December 27, 2019
The following are summaries of the five most read posts presented on the Civic Federation’s blog in 2019 in chronological order. The posts examine issues related to local taxes—including property taxes—and the State of Illinois’ budget.
January 9, 2019
The Civic Federation annually releases a report on consumer taxes in the City of Chicago. This January 2019 blog post previewed the report by highlighting new consumer taxes approved in 2018 to take effect in 2019. Tax increases effective in 2019 included those on home sharing, liquid nicotine, ground transportation by rideshare companies and water and sewer utilities.
January 18, 2019
The Civic Federation annually releases a report on effective property tax rates in selected communities in northeastern Illinois, which examines two- and ten-year trends in estimated effective tax rates for residential, commercial and industrial property.

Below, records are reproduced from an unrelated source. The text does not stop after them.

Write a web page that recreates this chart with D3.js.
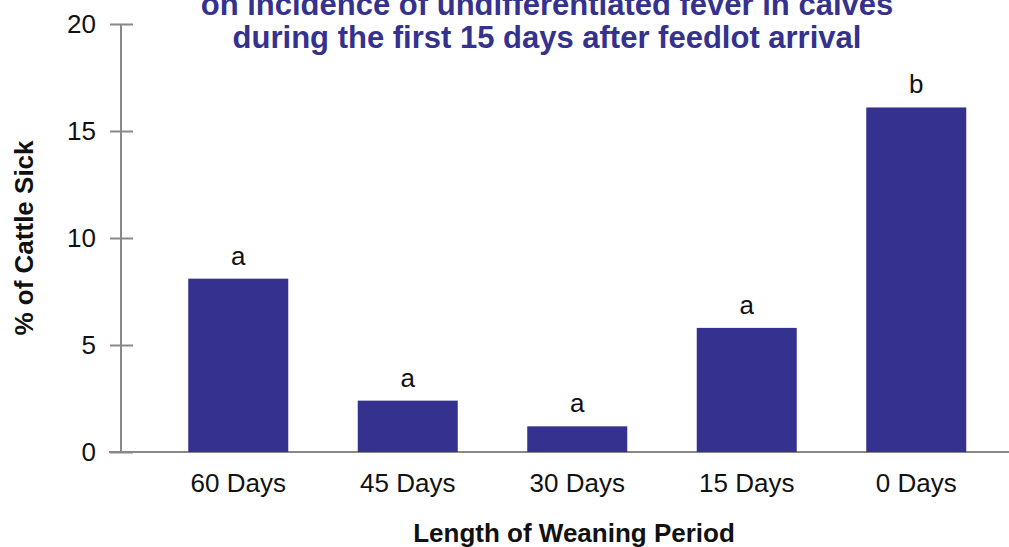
<!DOCTYPE html>
<html>
<head>
<meta charset="utf-8">
<script src="https://d3js.org/d3.v7.min.js"></script>
<style>
    body { margin: 0; background: #fff; }
    text { font-family: "Liberation Sans", Arial, sans-serif; }
    .axis path, .axis line { stroke: #888; stroke-width: 2; }
    .axis text { font-size: 26px; fill: #111; }
</style>
</head>
<body>
<svg id="chart"></svg>
<script>
    let categories = ['60 Days', '45 Days', '30 Days', '15 Days', '0 Days'];
    let sickPct = [8.1, 2.4, 1.2, 5.8, 16.1];
    let letters = ['a', 'a', 'a', 'a', 'b'];
    let yTicks = [0, 5, 10, 15, 20];
    let titleLines = ['on incidence of undifferentiated fever in calves',
                      'during the first 15 days after feedlot arrival'];

    let width = 1009, height = 547;
    let margin = {top: 24, bottom: 95, left: 121, right: 6};
    let barColor = '#35318e';

    let svg = d3.select('#chart')
        .attr('width', width)
        .attr('height', height);

    let xScale = d3.scaleBand()
        .domain(categories)
        .range([153.5, 1001])
        .paddingInner(0.41)
        .paddingOuter(0.205);

    let yScale = d3.scaleLinear()
        .domain([0, 20])
        .range([height - margin.bottom, margin.top]);

    // y axis, ticks cross the line
    let yAxis = svg.append('g')
        .attr('class', 'axis')
        .attr('transform', `translate(${margin.left},0)`)
        .call(d3.axisLeft(yScale).tickValues(yTicks).tickSize(11).tickSizeOuter(0).tickPadding(14));
    yAxis.selectAll('.tick line').attr('x2', 12).attr('x1', -11);
    yAxis.select('.domain').attr('d', `M0,${yScale(0)}V${yScale(20)}`);

    // x axis
    let xAxis = svg.append('g')
        .attr('class', 'axis')
        .attr('transform', `translate(0,${yScale(0)})`)
        .call(d3.axisBottom(xScale).tickSize(0).tickPadding(22));
    xAxis.select('.domain').attr('d', 'M109,0H1009');

    // bars
    svg.selectAll('.bar')
        .data(sickPct)
        .enter().append('rect')
        .attr('class', 'bar')
        .attr('x', (d, i) => xScale(categories[i]))
        .attr('width', xScale.bandwidth())
        .attr('y', d => yScale(d))
        .attr('height', d => yScale(0) - yScale(d))
        .attr('fill', barColor);

    // significance letters
    svg.selectAll('.letter')
        .data(sickPct)
        .enter().append('text')
        .attr('x', (d, i) => xScale(categories[i]) + xScale.bandwidth() / 2)
        .attr('y', d => yScale(d) - 14)
        .attr('text-anchor', 'middle')
        .style('font-size', '26px')
        .attr('fill', '#111')
        .text((d, i) => letters[i]);

    // title (top line is cut off by the frame, as in the source)
    svg.selectAll('.title')
        .data(titleLines)
        .enter().append('text')
        .attr('x', 547)
        .attr('y', (d, i) => 15 + i * 33)
        .attr('text-anchor', 'middle')
        .style('font-size', '31px')
        .style('font-weight', 'bold')
        .attr('fill', barColor)
        .text(d => d);

    // axis titles
    svg.append('text')
        .attr('transform', 'translate(33,238) rotate(-90)')
        .attr('text-anchor', 'middle')
        .style('font-size', '26px')
        .style('font-weight', 'bold')
        .attr('fill', '#111')
        .text('% of Cattle Sick');

    svg.append('text')
        .attr('x', 574)
        .attr('y', 542)
        .attr('text-anchor', 'middle')
        .style('font-size', '26px')
        .style('font-weight', 'bold')
        .attr('fill', '#111')
        .text('Length of Weaning Period');
</script>
</body>
</html>
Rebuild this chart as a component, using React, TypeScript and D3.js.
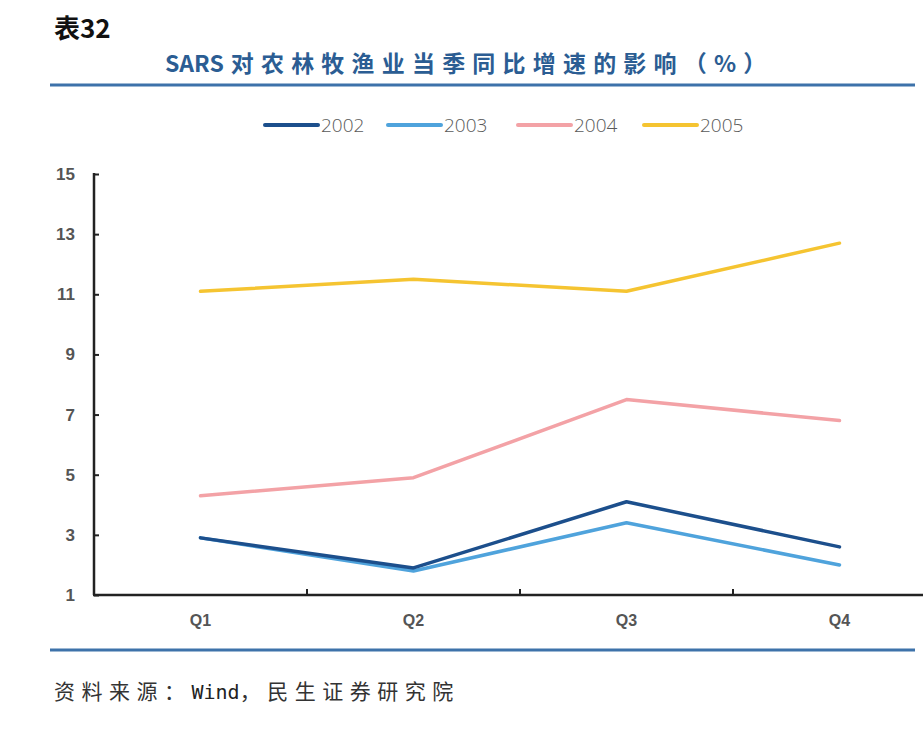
import { useEffect, useRef } from "react";
import * as d3 from "d3";

// ── Data ──────────────────────────────────────────────────────────────────────
const quarters = ["Q1", "Q2", "Q3", "Q4"];
const years = ["2002", "2003", "2004", "2005"];
const v2002 = [2.9, 1.9, 4.1, 2.6];
const v2003 = [2.9, 1.8, 3.4, 2.0];
const v2004 = [4.3, 4.9, 7.5, 6.8];
const v2005 = [11.1, 11.5, 11.1, 12.7];
const yTicks = [1, 3, 5, 7, 9, 11, 13, 15];
const colors = ["#1c4f8c", "#4fa3dc", "#f3a2a6", "#f5c431"];

export default function App() {
  const svgRef = useRef<SVGSVGElement>(null);

  useEffect(() => {
    if (!svgRef.current) return;
    const width = 923;
    const height = 738;
    const svg = d3.select(svgRef.current);
    svg.selectAll("*").remove();

    svg.append("rect").attr("width", width).attr("height", height).attr("fill", "#fff");

    // ── Titles ───────────────────────────────────────────────────────────────
    svg.append("text")
      .attr("x", 54).attr("y", 38)
      .attr("font-family", "'Noto Sans CJK SC', sans-serif")
      .attr("font-size", 26).attr("font-weight", "bold").attr("fill", "#111")
      .text("表32");

    const sub = svg.append("text")
      .attr("x", 165).attr("y", 72)
      .attr("font-family", "'Noto Sans CJK SC', sans-serif")
      .attr("font-weight", "bold").attr("fill", "#2b5d93");
    sub.append("tspan").attr("font-size", 23).text("SARS");
    sub.append("tspan").attr("font-size", 23).attr("letter-spacing", 7.2)
      .attr("dx", 7).text("对农林牧渔业当季同比增速的影响（%）");

    svg.append("line")
      .attr("x1", 50).attr("x2", 915).attr("y1", 85).attr("y2", 85)
      .attr("stroke", "#3d72aa").attr("stroke-width", 3);

    svg.append("line")
      .attr("x1", 50).attr("x2", 915).attr("y1", 650).attr("y2", 650)
      .attr("stroke", "#3d72aa").attr("stroke-width", 3);

    const src = svg.append("text")
      .attr("x", 54).attr("y", 699)
      .attr("font-family", "'Noto Sans CJK SC', sans-serif")
      .attr("font-size", 21).attr("fill", "#333");
    src.append("tspan").attr("letter-spacing", 6.5).text("资料来源：");
    src.append("tspan").attr("font-family", "'DejaVu Sans Mono', monospace")
      .attr("font-size", 20).attr("fill", "#222").text("Wind");
    src.append("tspan").attr("letter-spacing", 6.5).text("，民生证券研究院");

    // ── Scales ───────────────────────────────────────────────────────────────
    const x = d3.scaleBand().domain(quarters).range([94, 946]).padding(0);
    const y = d3.scaleLinear().domain([1, 15]).range([595, 174]);

    // ── Legend ───────────────────────────────────────────────────────────────
    const legendX = [265, 388, 518, 644];
    years.forEach((yr, i) => {
      const lg = svg.append("g").attr("transform", `translate(${legendX[i]},125)`);
      lg.append("line")
        .attr("x1", 0).attr("x2", 53).attr("y1", 0).attr("y2", 0)
        .attr("stroke", colors[i]).attr("stroke-width", 4).attr("stroke-linecap", "round");
      lg.append("text")
        .attr("x", 56).attr("y", 7)
        .attr("font-family", "'Open Sans', sans-serif")
        .attr("font-size", 19).attr("font-weight", 300).attr("fill", "#595959")
        .text(yr);
    });

    // ── Axes ─────────────────────────────────────────────────────────────────
    const yAxisG = svg.append("g")
      .attr("transform", "translate(94,0)")
      .call(d3.axisRight(y).tickValues(yTicks).tickSize(5).tickFormat(() => ""));
    yAxisG.select(".domain").remove();
    yAxisG.selectAll(".tick line").attr("stroke", "#222").attr("stroke-width", 2);
    yAxisG.append("line")
      .attr("x1", 0).attr("x2", 0).attr("y1", y(15) - 1).attr("y2", y(1))
      .attr("stroke", "#222").attr("stroke-width", 2.5);

    svg.append("g").selectAll("text")
      .data(yTicks).enter().append("text")
      .attr("x", 75).attr("y", (d) => y(d) + 6)
      .attr("text-anchor", "end")
      .attr("font-family", "Arial, 'Liberation Sans', sans-serif")
      .attr("font-size", 17).attr("font-weight", "bold").attr("fill", "#555")
      .text((d) => d);

    const xAxisG = svg.append("g")
      .attr("transform", `translate(0,${y(1)})`)
      .call(d3.axisTop(x).tickValues([]).tickSize(0));
    xAxisG.select(".domain").remove();
    xAxisG.append("line")
      .attr("x1", 93).attr("x2", 923).attr("y1", 0).attr("y2", 0)
      .attr("stroke", "#222").attr("stroke-width", 2.5);
    xAxisG.selectAll(".sep")
      .data(quarters.slice(1)).enter().append("line")
      .attr("class", "sep")
      .attr("x1", (d) => x(d) as number).attr("x2", (d) => x(d) as number)
      .attr("y1", 0).attr("y2", -6)
      .attr("stroke", "#222").attr("stroke-width", 2);

    svg.append("g").selectAll("text")
      .data(quarters).enter().append("text")
      .attr("x", (d) => (x(d) as number) + x.bandwidth() / 2)
      .attr("y", 626)
      .attr("text-anchor", "middle")
      .attr("font-family", "Arial, 'Liberation Sans', sans-serif")
      .attr("font-size", 16).attr("font-weight", "bold").attr("fill", "#555")
      .text((d) => d);

    // ── Lines ────────────────────────────────────────────────────────────────
    const series = [v2002, v2003, v2004, v2005];
    const line = d3.line<number>()
      .x((_, i) => (x(quarters[i]) as number) + x.bandwidth() / 2)
      .y((d) => y(d));

    [3, 2, 1, 0].forEach((si) => {
      svg.append("path")
        .datum(series[si])
        .attr("d", line)
        .attr("fill", "none")
        .attr("stroke", colors[si])
        .attr("stroke-width", 3.5)
        .attr("stroke-linejoin", "round")
        .attr("stroke-linecap", "round");
    });
  }, []);

  return (
    <svg
      ref={svgRef}
      width={923}
      height={738}
      style={{ position: "absolute", left: 0, top: 0, display: "block" }}
    />
  );
}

Following the report, this blog post looked at the ten-year trend for residential property in Cook County. Between 2007 and 2016, the 10-year period covered by the report, effective tax rates increased for all Cook County communities analyzed. Increases ranged from 21.7% in Arlington Heights to 98.0% in Chicago Heights.
April 12, 2019
In advance of the Chicago municipal election in March, the Civic Federation released a report on the financial challenges facing the next mayor and City Council. This blog post explored one revenue option discussed by a number of aldermanic candidates in the lead up to the election—a local City of Chicago income tax. While the Civic Federation does not have a position on a city income tax and does not support tax increases in the abstract, the post explored how such a tax might work as well as its challenges and merits. Notably, the Illinois Constitution provides that home rule units of governments such as the City of Chicago may only impose a local income tax if that authority is granted by the General Assembly, and it has not done so to date.
June 7, 2019
In a flurry of activity at the end of its spring session, the 101st Illinois General Assembly passed a $40 billion operating budget, approved significant tax increases and authorized the State’s first major construction program in a decade, financed partly by an expansion of gambling. This post was the first in a series that examined the enacted FY2020 State of Illinois budget, and offered an overview of revenues, expenditures and major issues. Subsequent posts explored a new tax on health insurers intended to generate substantial reimbursements from the federal government, the Rebuild Illinois capital plan and the unexpectedly small impact of a pension buyout plan instituted in FY2019 and continued in FY2020.
June 12, 2019
The Illinois Department of Revenue announced in June 2019 that the final equalization factor for the Cook County 2018 property assessment year (taxes payable in 2019) was 2.9109. This measure is used to achieve uniform property assessments across the State. This blog post explained the significance of the 2018 equalization factor’s value in relation to the 2017 equalization factor and why Cook County uses an equalization factor.